Leave out the pictures and print only the lines from the one with "Output the LaTeX" through the one with "(t12456789.east) -- (qT.west);", exactly as they are.

[START OF Given data]

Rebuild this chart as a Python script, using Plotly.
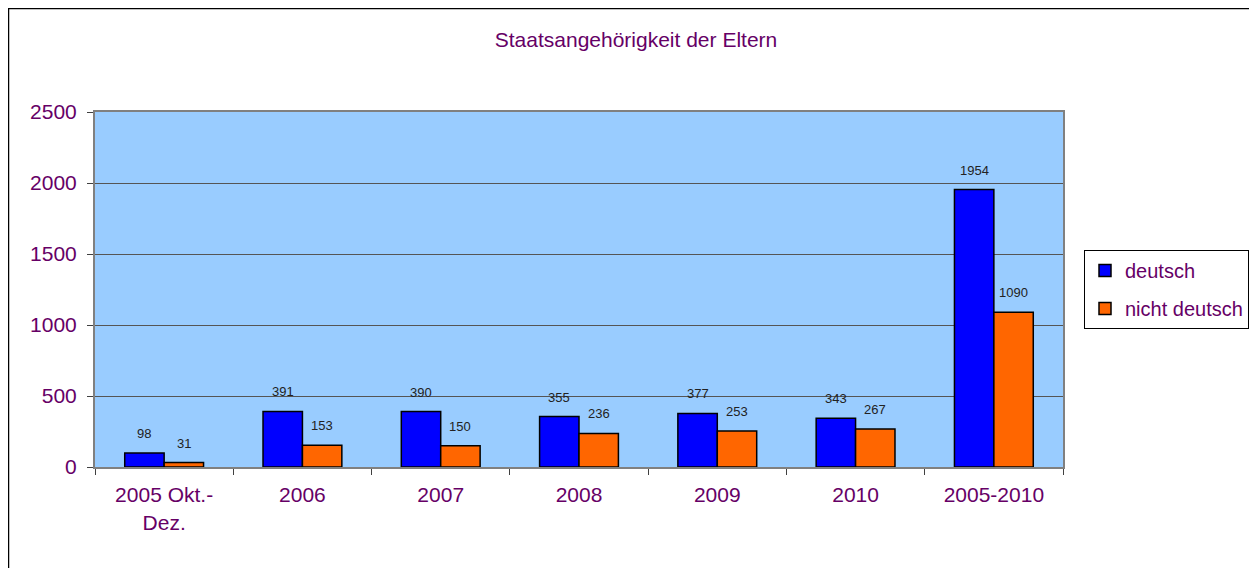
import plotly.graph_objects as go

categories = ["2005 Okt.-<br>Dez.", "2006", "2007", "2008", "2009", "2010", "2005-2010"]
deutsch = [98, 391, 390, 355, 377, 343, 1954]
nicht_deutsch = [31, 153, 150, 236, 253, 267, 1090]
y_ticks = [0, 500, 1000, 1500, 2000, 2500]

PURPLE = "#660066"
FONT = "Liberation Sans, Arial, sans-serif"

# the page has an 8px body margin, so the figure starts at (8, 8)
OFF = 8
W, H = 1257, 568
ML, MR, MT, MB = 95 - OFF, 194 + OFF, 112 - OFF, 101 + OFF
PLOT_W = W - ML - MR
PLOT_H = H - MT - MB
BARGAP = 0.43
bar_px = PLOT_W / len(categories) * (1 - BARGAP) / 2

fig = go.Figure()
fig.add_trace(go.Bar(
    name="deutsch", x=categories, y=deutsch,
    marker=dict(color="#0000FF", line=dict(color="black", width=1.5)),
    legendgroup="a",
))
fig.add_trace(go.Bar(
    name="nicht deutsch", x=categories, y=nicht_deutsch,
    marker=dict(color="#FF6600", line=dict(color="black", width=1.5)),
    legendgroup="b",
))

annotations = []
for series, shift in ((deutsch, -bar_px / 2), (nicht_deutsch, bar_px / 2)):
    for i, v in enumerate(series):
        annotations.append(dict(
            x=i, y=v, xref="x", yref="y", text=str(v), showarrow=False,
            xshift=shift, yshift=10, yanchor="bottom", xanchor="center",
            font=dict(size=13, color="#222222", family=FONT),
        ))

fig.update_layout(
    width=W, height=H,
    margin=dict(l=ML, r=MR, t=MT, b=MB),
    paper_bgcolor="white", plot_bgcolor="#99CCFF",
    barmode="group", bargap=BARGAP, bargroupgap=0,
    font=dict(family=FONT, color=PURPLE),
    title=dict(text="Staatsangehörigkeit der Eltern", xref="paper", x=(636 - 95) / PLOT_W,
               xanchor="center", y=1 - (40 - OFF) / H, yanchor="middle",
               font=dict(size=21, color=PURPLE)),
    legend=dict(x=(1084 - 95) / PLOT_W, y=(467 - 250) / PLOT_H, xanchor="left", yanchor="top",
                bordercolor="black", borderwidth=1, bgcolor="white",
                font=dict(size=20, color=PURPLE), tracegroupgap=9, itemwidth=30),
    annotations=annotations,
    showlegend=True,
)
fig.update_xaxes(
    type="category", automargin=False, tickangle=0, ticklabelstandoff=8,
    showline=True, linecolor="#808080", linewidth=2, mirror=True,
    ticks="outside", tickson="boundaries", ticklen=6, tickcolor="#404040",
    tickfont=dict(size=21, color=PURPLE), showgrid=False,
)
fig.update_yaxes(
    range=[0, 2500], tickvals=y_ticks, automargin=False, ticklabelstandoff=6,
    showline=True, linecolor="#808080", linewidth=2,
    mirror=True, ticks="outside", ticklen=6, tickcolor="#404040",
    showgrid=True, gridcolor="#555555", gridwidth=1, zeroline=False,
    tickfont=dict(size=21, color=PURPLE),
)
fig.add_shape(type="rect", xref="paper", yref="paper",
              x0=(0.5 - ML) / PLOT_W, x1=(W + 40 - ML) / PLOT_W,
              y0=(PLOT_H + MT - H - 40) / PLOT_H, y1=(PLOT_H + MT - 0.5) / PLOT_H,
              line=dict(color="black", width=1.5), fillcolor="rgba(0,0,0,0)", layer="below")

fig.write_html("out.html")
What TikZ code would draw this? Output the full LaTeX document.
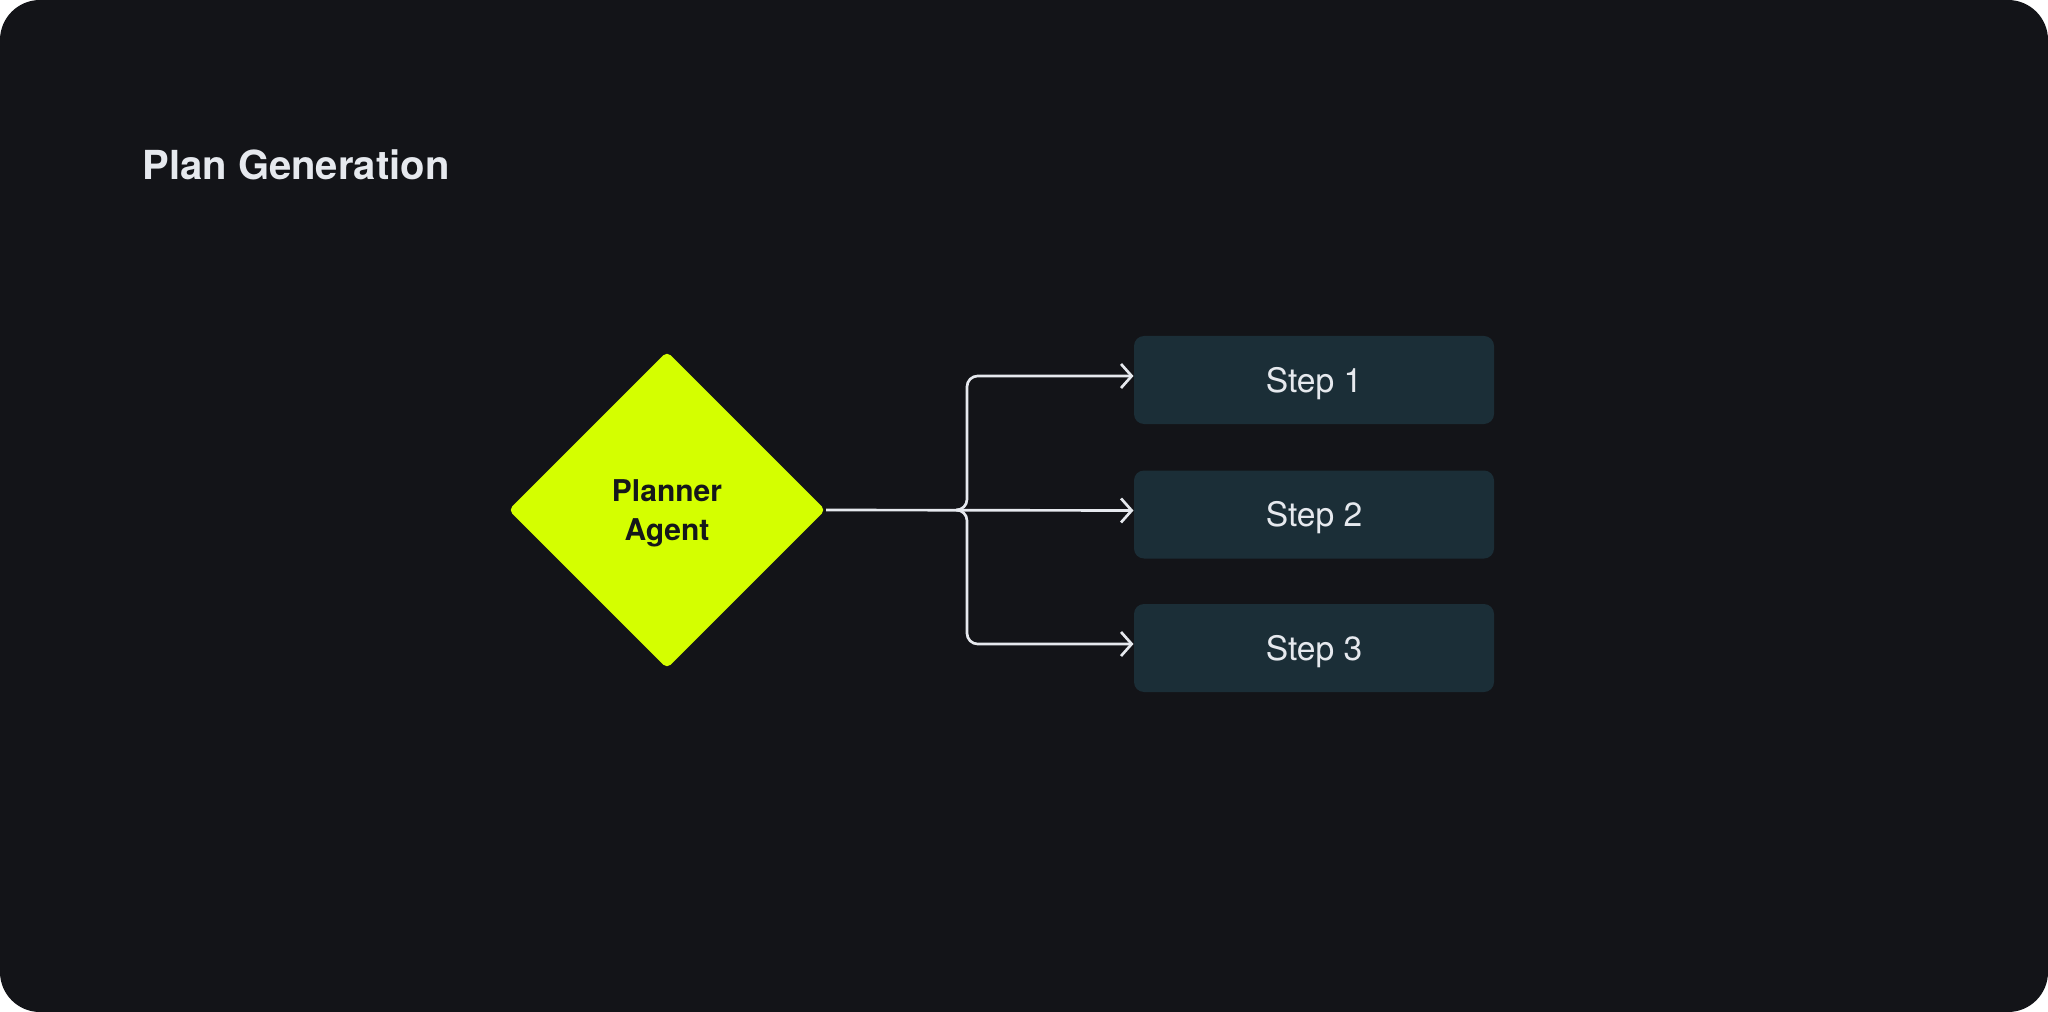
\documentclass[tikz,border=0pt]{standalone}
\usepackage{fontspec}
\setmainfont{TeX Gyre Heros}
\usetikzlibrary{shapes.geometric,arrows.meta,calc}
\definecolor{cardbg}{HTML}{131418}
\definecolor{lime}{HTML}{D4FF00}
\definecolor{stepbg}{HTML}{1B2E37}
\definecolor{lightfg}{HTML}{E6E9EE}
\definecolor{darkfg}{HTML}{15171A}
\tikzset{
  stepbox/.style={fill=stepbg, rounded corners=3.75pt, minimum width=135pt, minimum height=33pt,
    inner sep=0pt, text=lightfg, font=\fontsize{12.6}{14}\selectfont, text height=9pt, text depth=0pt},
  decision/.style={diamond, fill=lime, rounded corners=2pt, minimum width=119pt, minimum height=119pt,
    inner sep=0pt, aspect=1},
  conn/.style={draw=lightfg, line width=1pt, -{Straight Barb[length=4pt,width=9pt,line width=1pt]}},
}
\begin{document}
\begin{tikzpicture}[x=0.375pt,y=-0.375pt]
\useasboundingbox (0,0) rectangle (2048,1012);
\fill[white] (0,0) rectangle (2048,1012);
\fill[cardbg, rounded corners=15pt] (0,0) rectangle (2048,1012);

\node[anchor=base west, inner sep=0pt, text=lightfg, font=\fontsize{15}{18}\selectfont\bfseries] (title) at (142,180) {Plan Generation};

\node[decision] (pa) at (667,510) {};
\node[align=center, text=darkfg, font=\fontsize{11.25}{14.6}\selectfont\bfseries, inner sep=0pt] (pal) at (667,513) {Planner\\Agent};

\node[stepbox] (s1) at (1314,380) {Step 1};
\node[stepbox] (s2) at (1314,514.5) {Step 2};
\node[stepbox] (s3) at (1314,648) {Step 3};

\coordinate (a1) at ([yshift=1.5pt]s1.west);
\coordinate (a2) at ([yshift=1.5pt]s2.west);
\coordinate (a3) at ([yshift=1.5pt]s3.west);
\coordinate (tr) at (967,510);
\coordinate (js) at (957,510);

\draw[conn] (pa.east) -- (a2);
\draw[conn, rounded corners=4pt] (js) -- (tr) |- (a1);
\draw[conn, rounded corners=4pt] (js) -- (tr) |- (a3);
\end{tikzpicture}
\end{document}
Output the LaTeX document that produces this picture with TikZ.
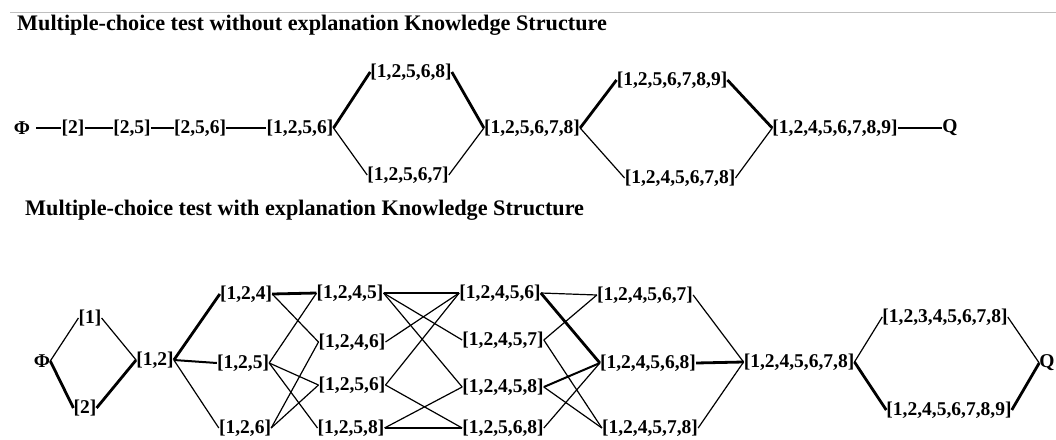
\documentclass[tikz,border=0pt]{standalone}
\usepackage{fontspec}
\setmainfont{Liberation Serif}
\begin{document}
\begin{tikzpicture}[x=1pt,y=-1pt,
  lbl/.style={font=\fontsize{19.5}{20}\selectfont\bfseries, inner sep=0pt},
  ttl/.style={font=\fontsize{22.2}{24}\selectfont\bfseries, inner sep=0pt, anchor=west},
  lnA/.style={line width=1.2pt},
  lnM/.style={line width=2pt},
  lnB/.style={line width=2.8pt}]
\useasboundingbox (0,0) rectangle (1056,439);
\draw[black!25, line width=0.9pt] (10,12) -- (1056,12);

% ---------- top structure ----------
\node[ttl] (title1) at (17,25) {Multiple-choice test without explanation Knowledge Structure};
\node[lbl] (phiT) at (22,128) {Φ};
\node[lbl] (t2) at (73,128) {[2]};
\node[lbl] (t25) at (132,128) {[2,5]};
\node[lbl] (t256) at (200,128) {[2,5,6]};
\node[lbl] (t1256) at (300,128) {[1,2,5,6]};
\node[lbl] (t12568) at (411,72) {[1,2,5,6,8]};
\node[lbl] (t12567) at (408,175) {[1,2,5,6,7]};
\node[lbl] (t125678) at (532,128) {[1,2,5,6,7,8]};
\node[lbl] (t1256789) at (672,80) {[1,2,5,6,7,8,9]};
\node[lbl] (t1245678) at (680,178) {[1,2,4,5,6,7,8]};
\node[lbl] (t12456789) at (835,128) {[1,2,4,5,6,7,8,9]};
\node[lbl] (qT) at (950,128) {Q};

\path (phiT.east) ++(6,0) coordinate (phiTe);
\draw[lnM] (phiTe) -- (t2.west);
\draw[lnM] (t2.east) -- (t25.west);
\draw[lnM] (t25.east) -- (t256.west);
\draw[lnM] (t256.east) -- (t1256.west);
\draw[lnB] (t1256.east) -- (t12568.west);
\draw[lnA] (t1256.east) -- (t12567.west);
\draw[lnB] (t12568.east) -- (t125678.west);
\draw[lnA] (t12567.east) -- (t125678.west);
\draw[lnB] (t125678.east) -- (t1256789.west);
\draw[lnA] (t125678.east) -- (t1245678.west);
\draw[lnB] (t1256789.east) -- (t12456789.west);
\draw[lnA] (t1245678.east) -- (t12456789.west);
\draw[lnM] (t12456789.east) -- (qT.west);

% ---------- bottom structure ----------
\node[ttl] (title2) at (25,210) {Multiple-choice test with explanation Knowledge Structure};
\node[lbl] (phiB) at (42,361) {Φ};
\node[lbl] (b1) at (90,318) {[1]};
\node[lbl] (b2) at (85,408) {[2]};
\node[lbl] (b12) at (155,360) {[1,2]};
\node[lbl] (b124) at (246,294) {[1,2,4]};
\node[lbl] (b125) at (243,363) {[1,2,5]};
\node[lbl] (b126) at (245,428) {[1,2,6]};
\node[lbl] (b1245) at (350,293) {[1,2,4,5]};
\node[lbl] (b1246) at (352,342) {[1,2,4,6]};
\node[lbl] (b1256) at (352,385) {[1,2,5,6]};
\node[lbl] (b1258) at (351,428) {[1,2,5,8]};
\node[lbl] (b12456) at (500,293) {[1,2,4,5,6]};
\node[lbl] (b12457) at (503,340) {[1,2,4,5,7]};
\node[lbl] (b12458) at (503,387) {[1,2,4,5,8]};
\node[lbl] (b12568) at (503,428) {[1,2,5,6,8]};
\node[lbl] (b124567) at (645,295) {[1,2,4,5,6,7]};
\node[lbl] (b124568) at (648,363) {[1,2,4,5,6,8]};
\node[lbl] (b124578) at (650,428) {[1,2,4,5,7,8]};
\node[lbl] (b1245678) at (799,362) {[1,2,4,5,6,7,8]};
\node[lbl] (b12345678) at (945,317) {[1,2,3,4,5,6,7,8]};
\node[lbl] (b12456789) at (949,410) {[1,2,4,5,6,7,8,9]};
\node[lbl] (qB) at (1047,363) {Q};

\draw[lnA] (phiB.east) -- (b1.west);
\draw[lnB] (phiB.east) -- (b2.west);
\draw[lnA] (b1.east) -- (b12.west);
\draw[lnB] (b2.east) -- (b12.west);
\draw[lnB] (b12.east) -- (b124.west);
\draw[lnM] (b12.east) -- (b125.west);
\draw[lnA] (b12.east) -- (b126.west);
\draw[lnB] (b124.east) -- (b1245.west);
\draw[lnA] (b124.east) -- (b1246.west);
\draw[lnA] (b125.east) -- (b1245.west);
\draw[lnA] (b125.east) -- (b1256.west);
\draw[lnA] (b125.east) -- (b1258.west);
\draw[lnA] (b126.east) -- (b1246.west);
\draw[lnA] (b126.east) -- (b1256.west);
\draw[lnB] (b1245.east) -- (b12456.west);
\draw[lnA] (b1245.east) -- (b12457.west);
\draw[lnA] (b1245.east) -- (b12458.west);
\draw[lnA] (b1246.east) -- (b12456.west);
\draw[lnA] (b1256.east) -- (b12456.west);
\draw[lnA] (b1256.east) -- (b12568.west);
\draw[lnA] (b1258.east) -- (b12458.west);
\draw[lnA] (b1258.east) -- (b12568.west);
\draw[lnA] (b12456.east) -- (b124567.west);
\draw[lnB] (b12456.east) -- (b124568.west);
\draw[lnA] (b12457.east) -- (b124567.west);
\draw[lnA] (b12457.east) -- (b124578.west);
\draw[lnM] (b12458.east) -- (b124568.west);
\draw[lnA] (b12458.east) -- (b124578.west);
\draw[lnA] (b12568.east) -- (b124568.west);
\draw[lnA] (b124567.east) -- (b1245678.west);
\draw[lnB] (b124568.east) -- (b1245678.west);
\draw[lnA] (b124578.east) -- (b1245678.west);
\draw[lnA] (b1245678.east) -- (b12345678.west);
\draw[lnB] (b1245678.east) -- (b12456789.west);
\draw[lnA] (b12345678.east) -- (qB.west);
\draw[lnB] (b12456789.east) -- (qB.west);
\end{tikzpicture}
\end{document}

[END OF Given data]

- [Output below]
Output the LaTeX document that produces this picture with TikZ.
\documentclass[tikz,border=0pt]{standalone}
\usepackage{fontspec}
\setmainfont{Liberation Serif}
\begin{document}
\begin{tikzpicture}[x=1pt,y=-1pt,
  lbl/.style={font=\fontsize{19.5}{20}\selectfont\bfseries, inner sep=0pt},
  ttl/.style={font=\fontsize{22.2}{24}\selectfont\bfseries, inner sep=0pt, anchor=west},
  lnA/.style={line width=1.2pt},
  lnM/.style={line width=2pt},
  lnB/.style={line width=2.8pt}]
\useasboundingbox (0,0) rectangle (1056,439);
\draw[black!25, line width=0.9pt] (10,12) -- (1056,12);

% ---------- top structure ----------
\node[ttl] (title1) at (17,25) {Multiple-choice test without explanation Knowledge Structure};
\node[lbl] (phiT) at (22,128) {Φ};
\node[lbl] (t2) at (73,128) {[2]};
\node[lbl] (t25) at (132,128) {[2,5]};
\node[lbl] (t256) at (200,128) {[2,5,6]};
\node[lbl] (t1256) at (300,128) {[1,2,5,6]};
\node[lbl] (t12568) at (411,72) {[1,2,5,6,8]};
\node[lbl] (t12567) at (408,175) {[1,2,5,6,7]};
\node[lbl] (t125678) at (532,128) {[1,2,5,6,7,8]};
\node[lbl] (t1256789) at (672,80) {[1,2,5,6,7,8,9]};
\node[lbl] (t1245678) at (680,178) {[1,2,4,5,6,7,8]};
\node[lbl] (t12456789) at (835,128) {[1,2,4,5,6,7,8,9]};
\node[lbl] (qT) at (950,128) {Q};

\path (phiT.east) ++(6,0) coordinate (phiTe);
\draw[lnM] (phiTe) -- (t2.west);
\draw[lnM] (t2.east) -- (t25.west);
\draw[lnM] (t25.east) -- (t256.west);
\draw[lnM] (t256.east) -- (t1256.west);
\draw[lnB] (t1256.east) -- (t12568.west);
\draw[lnA] (t1256.east) -- (t12567.west);
\draw[lnB] (t12568.east) -- (t125678.west);
\draw[lnA] (t12567.east) -- (t125678.west);
\draw[lnB] (t125678.east) -- (t1256789.west);
\draw[lnA] (t125678.east) -- (t1245678.west);
\draw[lnB] (t1256789.east) -- (t12456789.west);
\draw[lnA] (t1245678.east) -- (t12456789.west);
\draw[lnM] (t12456789.east) -- (qT.west);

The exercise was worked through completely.